By Tsholofelo Tselaemang

The Journalism industry has changed, the context that higher education institutions are set in has changed, students have changed and so have their teachers. These factors, among others, necessitate curriculum change.

The 11th Rhodes University Curriculum Conversation titled “Between the protests and the imploding journalism industry: a conversation about radical curriculum change” took place on 9 May 2016. The conversation was presented by academics from the Journalism Department, Gillian Rennie and Prof. Anthea Garman, who addressed the importance of a curriculum that is relevant to the contexts that students find themselves in.

“When I started teaching at Rhodes, about ten or 11 years ago, the student was an entirely different person,” said Rennie. The Writing and Editing lecturer further added that she used to try to change students to make them fit into the industry but both the industry and students have changed so it has been important to change the way that she teaches.

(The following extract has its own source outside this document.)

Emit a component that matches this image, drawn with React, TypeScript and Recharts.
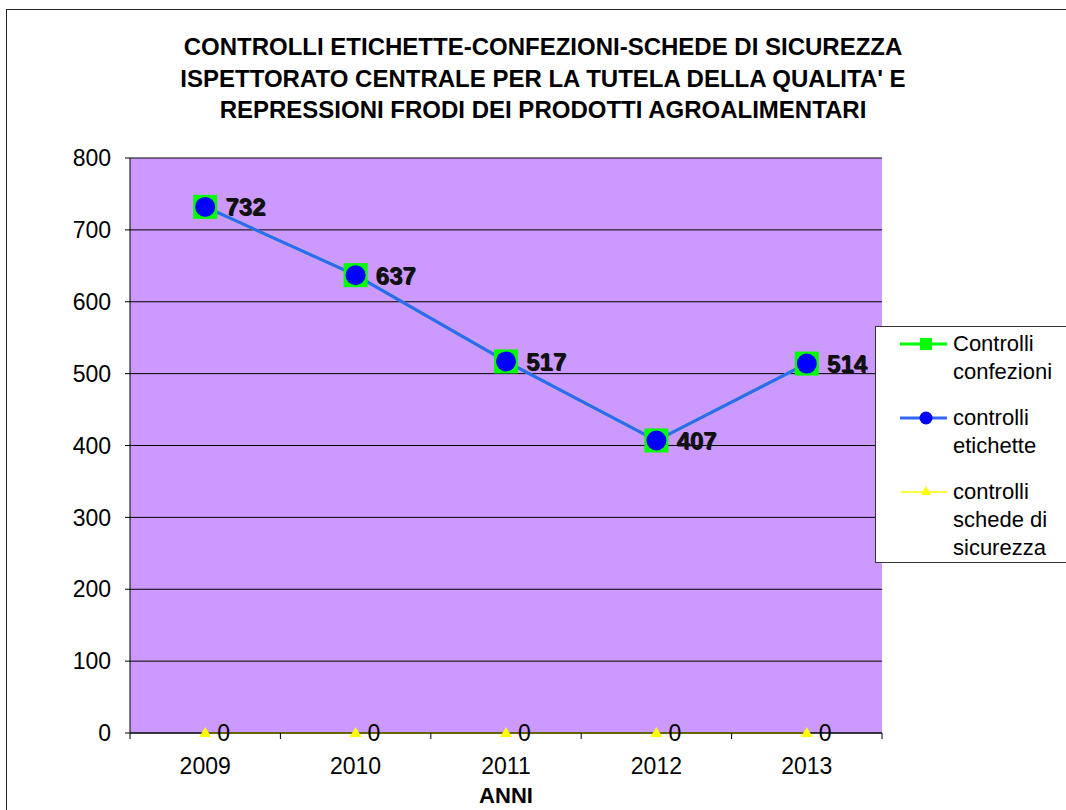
import { LineChart, Line, XAxis, YAxis, CartesianGrid, Legend, LabelList } from 'recharts';

const years = ['2009', '2010', '2011', '2012', '2013'];
const controlliConfezioni = [732, 637, 517, 407, 514];
const controlliEtichette = [732, 637, 517, 407, 514];
const controlliSchede = [0, 0, 0, 0, 0];
const yTicks = [0, 100, 200, 300, 400, 500, 600, 700, 800];

const titleLines = [
  'CONTROLLI ETICHETTE-CONFEZIONI-SCHEDE DI SICUREZZA',
  "ISPETTORATO CENTRALE PER LA TUTELA DELLA QUALITA' E",
  'REPRESSIONI FRODI DEI PRODOTTI AGROALIMENTARI',
];

const data = years.map((year, i) => ({
  year,
  confezioni: controlliConfezioni[i],
  etichette: controlliEtichette[i],
  schede: controlliSchede[i],
}));

const FONT = '"Liberation Sans", Arial, sans-serif';
const PLOT_LEFT = 130;
const PLOT_RIGHT = 882;
const BAND = (PLOT_RIGHT - PLOT_LEFT) / years.length;

const SquareDot = (props: any) => {
  const { cx, cy } = props;
  if (cx == null || cy == null) return null;
  return <rect x={cx - 12} y={cy - 12} width={24} height={24} fill="#00ff00" />;
};

const CircleDot = (props: any) => {
  const { cx, cy } = props;
  if (cx == null || cy == null) return null;
  return <circle cx={cx} cy={cy} r={10} fill="#0000ff" />;
};

const TriangleDot = (props: any) => {
  const { cx, cy } = props;
  if (cx == null || cy == null) return null;
  return <path d={`M${cx} ${cy - 6} L${cx + 6} ${cy + 4} L${cx - 6} ${cy + 4} Z`} fill="#ffff00" />;
};

const boldLabel = (dx: number, dy: number) => (props: any) => {
  const { x, y, value } = props;
  return (
    <text
      x={x + dx}
      y={y + dy}
      dominantBaseline="central"
      fontFamily={FONT}
      fontSize={24}
      fontWeight="bold"
      fill="#111"
    >
      {value}
    </text>
  );
};

const zeroLabel = (props: any) => {
  const { x, y, value } = props;
  return (
    <text x={x + 12} y={y} dominantBaseline="central" fontFamily={FONT} fontSize={23} fill="#000">
      {value}
    </text>
  );
};

// tick text y arrives below the axis line (tickSize + tickMargin), so the
// boundary tick marks are drawn back up at the axis line
const YearTick = (props: any) => {
  const { x, y, payload, index } = props;
  const axisY = y - 8;
  return (
    <g>
      <line x1={x - BAND / 2} y1={axisY} x2={x - BAND / 2} y2={axisY + 6} stroke="#000" />
      {index === years.length - 1 && (
        <line x1={x + BAND / 2} y1={axisY} x2={x + BAND / 2} y2={axisY + 6} stroke="#000" />
      )}
      <text x={x} y={y + 33} textAnchor="middle" fontFamily={FONT} fontSize={23} fill="#000">
        {payload.value}
      </text>
    </g>
  );
};

const AxisTitle = (props: any) => {
  const { viewBox } = props;
  if (!viewBox) return null;
  return (
    <text
      x={viewBox.x + viewBox.width / 2}
      y={viewBox.y + 70}
      textAnchor="middle"
      fontFamily={FONT}
      fontSize={22}
      fontWeight="bold"
      fill="#000"
    >
      ANNI
    </text>
  );
};

const legendItems = [
  { lines: ['Controlli', 'confezioni'], kind: 'square' },
  { lines: ['controlli', 'etichette'], kind: 'circle' },
  { lines: ['controlli', 'schede di', 'sicurezza'], kind: 'triangle' },
];

const LegendBox = () => (
  <div
    style={{
      width: 200,
      height: 237,
      border: '1px solid #333',
      background: '#fff',
      fontFamily: FONT,
      fontSize: 22,
      color: '#000',
      boxSizing: 'border-box',
      paddingTop: 3,
    }}
  >
    {legendItems.map((item) => (
      <div key={item.lines[0] + item.kind} style={{ display: 'flex', marginBottom: 18 }}>
        <svg width={77} height={28} style={{ flex: 'none' }}>
          {item.kind === 'square' && (
            <g>
              <line x1={24} y1={14} x2={71} y2={14} stroke="#00ff00" strokeWidth={3} />
              <rect x={44} y={8} width={12} height={12} fill="#00ff00" />
            </g>
          )}
          {item.kind === 'circle' && (
            <g>
              <line x1={24} y1={14} x2={71} y2={14} stroke="#3366ff" strokeWidth={3} />
              <circle cx={50} cy={14} r={6.5} fill="#0000ff" />
            </g>
          )}
          {item.kind === 'triangle' && (
            <g>
              <line x1={25} y1={14} x2={71} y2={14} stroke="#ffff00" strokeWidth={1.5} />
              <path d="M50 8 L55 17 L45 17 Z" fill="#ffff00" />
            </g>
          )}
        </svg>
        <div style={{ lineHeight: '28px' }}>
          {item.lines.map((l) => (
            <div key={l}>{l}</div>
          ))}
        </div>
      </div>
    ))}
  </div>
);

export default function App() {
  return (
    <div
      style={{
        position: 'absolute',
        left: 0,
        top: 0,
        width: 1066,
        height: 810,
        overflow: 'hidden',
        background: '#fff',
      }}
    >
      <div
        style={{
          position: 'absolute',
          left: 6,
          top: 9,
          width: 1200,
          height: 900,
          border: '1.5px solid #222',
        }}
      />
      <div
        style={{
          position: 'absolute',
          left: 0,
          top: 31,
          width: 1086,
          textAlign: 'center',
          fontFamily: FONT,
          fontWeight: 'bold',
          fontSize: 24,
          lineHeight: '31.5px',
          color: '#000',
        }}
      >
        {titleLines.map((l) => (
          <div key={l}>{l}</div>
        ))}
      </div>
      <div style={{ position: 'absolute', left: 0, top: 0 }}>
        <LineChart
          width={1066}
          height={810}
          data={data}
          margin={{ top: 158, right: 184, bottom: 1, left: 0 }}
        >
          <CartesianGrid vertical={false} stroke="#000" fill="#cc99ff" fillOpacity={1} />
          <XAxis
            dataKey="year"
            scale="band"
            height={76}
            axisLine={{ stroke: '#000' }}
            tickLine={false}
            tick={<YearTick />}
            interval={0}
            label={<AxisTitle />}
          />
          <YAxis
            domain={[0, 800]}
            ticks={yTicks}
            width={130}
            tickSize={5}
            tickMargin={14}
            axisLine={{ stroke: '#000' }}
            tickLine={{ stroke: '#000' }}
            tick={{ fontFamily: FONT, fontSize: 23, fill: '#000' }}
          />
          <YAxis
            yAxisId="border"
            orientation="right"
            width={0}
            tick={false}
            tickLine={false}
            axisLine={{ stroke: '#888' }}
          />
          <Line
            dataKey="confezioni"
            name="Controlli confezioni"
            stroke="#00ff00"
            strokeWidth={3}
            dot={<SquareDot />}
            isAnimationActive={false}
          >
            <LabelList dataKey="confezioni" content={boldLabel(21, 1)} />
          </Line>
          <Line
            dataKey="etichette"
            name="controlli etichette"
            stroke="#3366ff"
            strokeWidth={3}
            dot={<CircleDot />}
            isAnimationActive={false}
          >
            <LabelList dataKey="etichette" content={boldLabel(20, 0)} />
          </Line>
          <Line
            dataKey="schede"
            name="controlli schede di sicurezza"
            stroke="#c8c800"
            strokeWidth={2}
            dot={<TriangleDot />}
            isAnimationActive={false}
          >
            <LabelList dataKey="schede" content={zeroLabel} />
          </Line>
          <Legend
            layout="vertical"
            align="center"
            verticalAlign="middle"
            wrapperStyle={{ left: 875, top: 326, width: 200 }}
            content={() => <LegendBox />}
          />
        </LineChart>
      </div>
    </div>
  );
}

The presenters touched on the student protest action that took place throughout 2015 and in 2016 and the impact that those protests had on the way in which they approach teaching. The protests seemingly highlighted that higher education institutions are not comfortable for a lot of students and that, teachers have to work to respond to that. It was important to ask the question of who has the right to be comfortable in a class and challenge that, Rennie added.

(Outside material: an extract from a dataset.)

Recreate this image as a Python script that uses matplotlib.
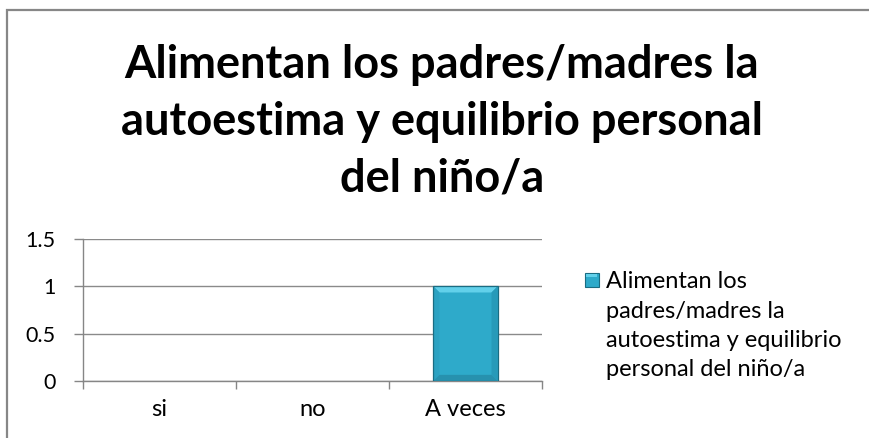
import matplotlib
matplotlib.use("Agg")
import matplotlib.pyplot as plt
import numpy as np
from matplotlib.patches import Rectangle, Polygon

categories = ["si", "no", "A veces"]
values = [0, 0, 1]
series_name = "Alimentan los padres/madres la autoestima y equilibrio personal del niño/a"
title_lines = ["Alimentan los padres/madres la", "autoestima y equilibrio personal", "del niño/a"]
legend_lines = ["Alimentan los", "padres/madres la", "autoestima y equilibrio", "personal del niño/a"]
y_ticks = [0, 0.5, 1, 1.5]
y_labels = ["0", "0.5", "1", "1.5"]

plt.rcParams["font.family"] = ["Lato", "DejaVu Sans"]

W, H = 870, 438
fig = plt.figure(figsize=(W / 100, H / 100), dpi=100)


def fx(px):
    return px / W


def fy(py):
    return 1 - py / H


# outer chart border (right/bottom run past the image)
fig.patches.append(Rectangle((fx(7), -0.05), 1.0, fy(10) + 0.05, transform=fig.transFigure,
                             fill=False, edgecolor="#878787", linewidth=1.6))

# title, one line at a time on its baseline
for i, line in enumerate(title_lines):
    fig.text(fx(442), fy(78 + 57 * i), line, ha="center", va="baseline",
             fontsize=32.5, fontweight="bold", color="black")

ax = fig.add_axes([fx(83), fy(381), fx(542 - 83), (381 - 239) / H])
x = np.arange(len(categories))
bar_face = "#2eaaca"
bar_edge = "#1a6c82"
bars = ax.bar(x, values, width=0.42, color=bar_face, linewidth=0, zorder=3)

# bevel look on the bars
dx, dy = 0.04, 0.065
for b in bars:
    h = b.get_height()
    if h <= 0:
        continue
    x0, w = b.get_x(), b.get_width()
    x1 = x0 + w
    faces = [
        ([(x0, h), (x1, h), (x1 - dx, h - dy), (x0 + dx, h - dy)], "#62d0ea"),
        ([(x0, 0), (x0, h), (x0 + dx, h - dy), (x0 + dx, dy)], "#2ca2c2"),
        ([(x1, 0), (x1, h), (x1 - dx, h - dy), (x1 - dx, dy)], "#279ab9"),
        ([(x0, 0), (x1, 0), (x1 - dx, dy), (x0 + dx, dy)], "#2791ae"),
    ]
    for pts, col in faces:
        ax.add_patch(Polygon(pts, closed=True, facecolor=col, edgecolor="none", zorder=3.5))
    ax.add_patch(Rectangle((x0, 0), w, h, fill=False, edgecolor=bar_edge, linewidth=0.9, zorder=3.6))

ax.set_xlim(-0.5, len(categories) - 0.5)
ax.set_ylim(0, 1.5)
ax.set_yticks(y_ticks)
ax.set_yticklabels(y_labels)
ax.set_xticks(x)
ax.set_xticklabels(categories)
ax.set_xticks(np.arange(len(categories) + 1) - 0.5, minor=True)
ax.tick_params(axis="x", which="major", length=0, pad=13, labelsize=17)
ax.tick_params(axis="x", which="minor", length=5.5, color="#868686", width=1)
ax.tick_params(axis="y", length=6.5, color="#868686", width=1, pad=13, labelsize=15.5)
ax.grid(axis="y", color="#8a8a8a", linewidth=1, zorder=0)
for s in ["top", "right"]:
    ax.spines[s].set_visible(False)
for s in ["left", "bottom"]:
    ax.spines[s].set_color("#868686")
    ax.spines[s].set_linewidth(1)

# legend: marker + wrapped series name
fig.patches.append(Rectangle((fx(585), fy(287)), fx(14), 14 / H, transform=fig.transFigure,
                             facecolor=bar_face, edgecolor=bar_edge, linewidth=0.8))
fig.patches.append(Rectangle((fx(586.5), fy(277)), fx(11), 3 / H, transform=fig.transFigure,
                             facecolor="#62d0ea", edgecolor="none"))
for i, line in enumerate(legend_lines):
    fig.text(fx(606), fy(288 + 29.5 * i), line, ha="left", va="baseline", fontsize=17, color="black")

fig.savefig("out.png", dpi=100)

At the centre of being supportive of students and creating a curriculum that takes their lived experiences into account is the relationship between lecturers and students as well as the importance of seeing students in their entirety, as full human beings.

“For me, it was about getting out of the head,” the professor explained, “I had a realisation that the person in front of me is a whole human being, if they are depressed I have to take that seriously.”

In response to a question raised by Dr Pamela Maseko, of the School of Languages, regarding how quantity of graduates was valued over quality, which often compromised the quality of the curriculum; Garman commented that the pressure to finish a degree in a set number of years contributes to the obsession with quantity of graduates. That it was important that institutions create processes that take mistakes and failure into account because people’s lives are complex.

The professor concluded by saying that above and beyond taking context and students into account when deciding what to include in the curriculum, it was also important that teachers love what they were teaching.

Among those in attendance were academic developers from the Central University of Technology, North West University and the University of Zululand, among others.